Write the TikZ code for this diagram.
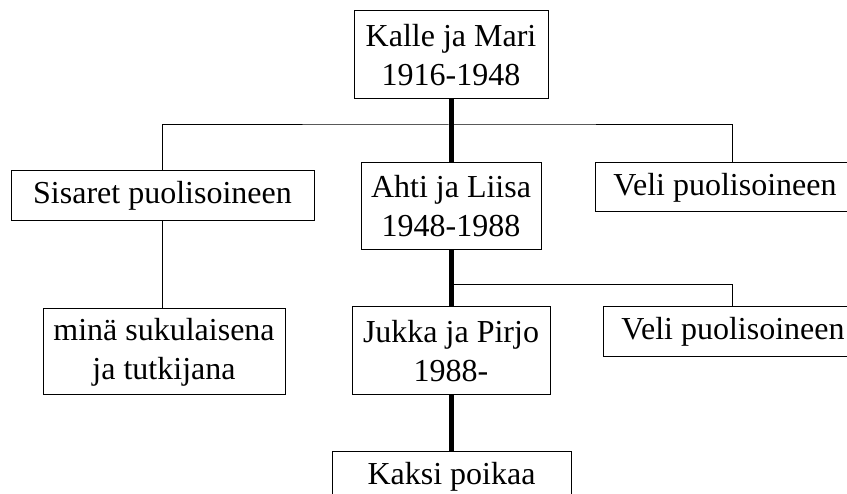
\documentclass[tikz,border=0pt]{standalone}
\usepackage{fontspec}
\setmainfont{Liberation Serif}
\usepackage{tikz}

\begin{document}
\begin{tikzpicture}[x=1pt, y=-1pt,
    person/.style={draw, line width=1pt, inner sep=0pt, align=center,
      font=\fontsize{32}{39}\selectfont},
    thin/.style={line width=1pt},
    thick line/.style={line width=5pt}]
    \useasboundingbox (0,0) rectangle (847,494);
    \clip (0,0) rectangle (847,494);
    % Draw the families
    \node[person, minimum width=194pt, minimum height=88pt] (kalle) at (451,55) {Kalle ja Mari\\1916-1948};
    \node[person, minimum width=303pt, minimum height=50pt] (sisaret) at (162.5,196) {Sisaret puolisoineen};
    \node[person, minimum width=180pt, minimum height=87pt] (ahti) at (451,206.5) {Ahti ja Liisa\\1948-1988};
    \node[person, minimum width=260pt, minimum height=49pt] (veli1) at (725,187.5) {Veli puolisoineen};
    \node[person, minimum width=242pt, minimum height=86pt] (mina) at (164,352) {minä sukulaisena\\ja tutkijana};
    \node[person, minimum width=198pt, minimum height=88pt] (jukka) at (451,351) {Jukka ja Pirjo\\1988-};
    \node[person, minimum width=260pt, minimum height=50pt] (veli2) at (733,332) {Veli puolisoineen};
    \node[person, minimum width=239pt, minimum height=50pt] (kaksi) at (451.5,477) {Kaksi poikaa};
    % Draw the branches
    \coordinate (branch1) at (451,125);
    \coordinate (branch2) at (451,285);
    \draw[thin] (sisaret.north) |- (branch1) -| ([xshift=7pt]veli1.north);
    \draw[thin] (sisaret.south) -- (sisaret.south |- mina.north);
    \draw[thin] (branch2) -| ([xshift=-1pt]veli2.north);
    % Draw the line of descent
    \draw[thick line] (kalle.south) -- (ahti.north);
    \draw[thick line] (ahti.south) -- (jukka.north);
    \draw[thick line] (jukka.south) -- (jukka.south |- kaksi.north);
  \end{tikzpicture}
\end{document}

◆ The request
Strip out the pictures and quote the remaining data word for word.

◆ The result
Write the TikZ code for this diagram.
\documentclass[tikz,border=0pt]{standalone}
\usepackage{fontspec}
\setmainfont{Liberation Serif}
\usepackage{tikz}

\begin{document}
\begin{tikzpicture}[x=1pt, y=-1pt,
    person/.style={draw, line width=1pt, inner sep=0pt, align=center,
      font=\fontsize{32}{39}\selectfont},
    thin/.style={line width=1pt},
    thick line/.style={line width=5pt}]
    \useasboundingbox (0,0) rectangle (847,494);
    \clip (0,0) rectangle (847,494);
    % Draw the families
    \node[person, minimum width=194pt, minimum height=88pt] (kalle) at (451,55) {Kalle ja Mari\\1916-1948};
    \node[person, minimum width=303pt, minimum height=50pt] (sisaret) at (162.5,196) {Sisaret puolisoineen};
    \node[person, minimum width=180pt, minimum height=87pt] (ahti) at (451,206.5) {Ahti ja Liisa\\1948-1988};
    \node[person, minimum width=260pt, minimum height=49pt] (veli1) at (725,187.5) {Veli puolisoineen};
    \node[person, minimum width=242pt, minimum height=86pt] (mina) at (164,352) {minä sukulaisena\\ja tutkijana};
    \node[person, minimum width=198pt, minimum height=88pt] (jukka) at (451,351) {Jukka ja Pirjo\\1988-};
    \node[person, minimum width=260pt, minimum height=50pt] (veli2) at (733,332) {Veli puolisoineen};
    \node[person, minimum width=239pt, minimum height=50pt] (kaksi) at (451.5,477) {Kaksi poikaa};
    % Draw the branches
    \coordinate (branch1) at (451,125);
    \coordinate (branch2) at (451,285);
    \draw[thin] (sisaret.north) |- (branch1) -| ([xshift=7pt]veli1.north);
    \draw[thin] (sisaret.south) -- (sisaret.south |- mina.north);
    \draw[thin] (branch2) -| ([xshift=-1pt]veli2.north);
    % Draw the line of descent
    \draw[thick line] (kalle.south) -- (ahti.north);
    \draw[thick line] (ahti.south) -- (jukka.north);
    \draw[thick line] (jukka.south) -- (jukka.south |- kaksi.north);
  \end{tikzpicture}
\end{document}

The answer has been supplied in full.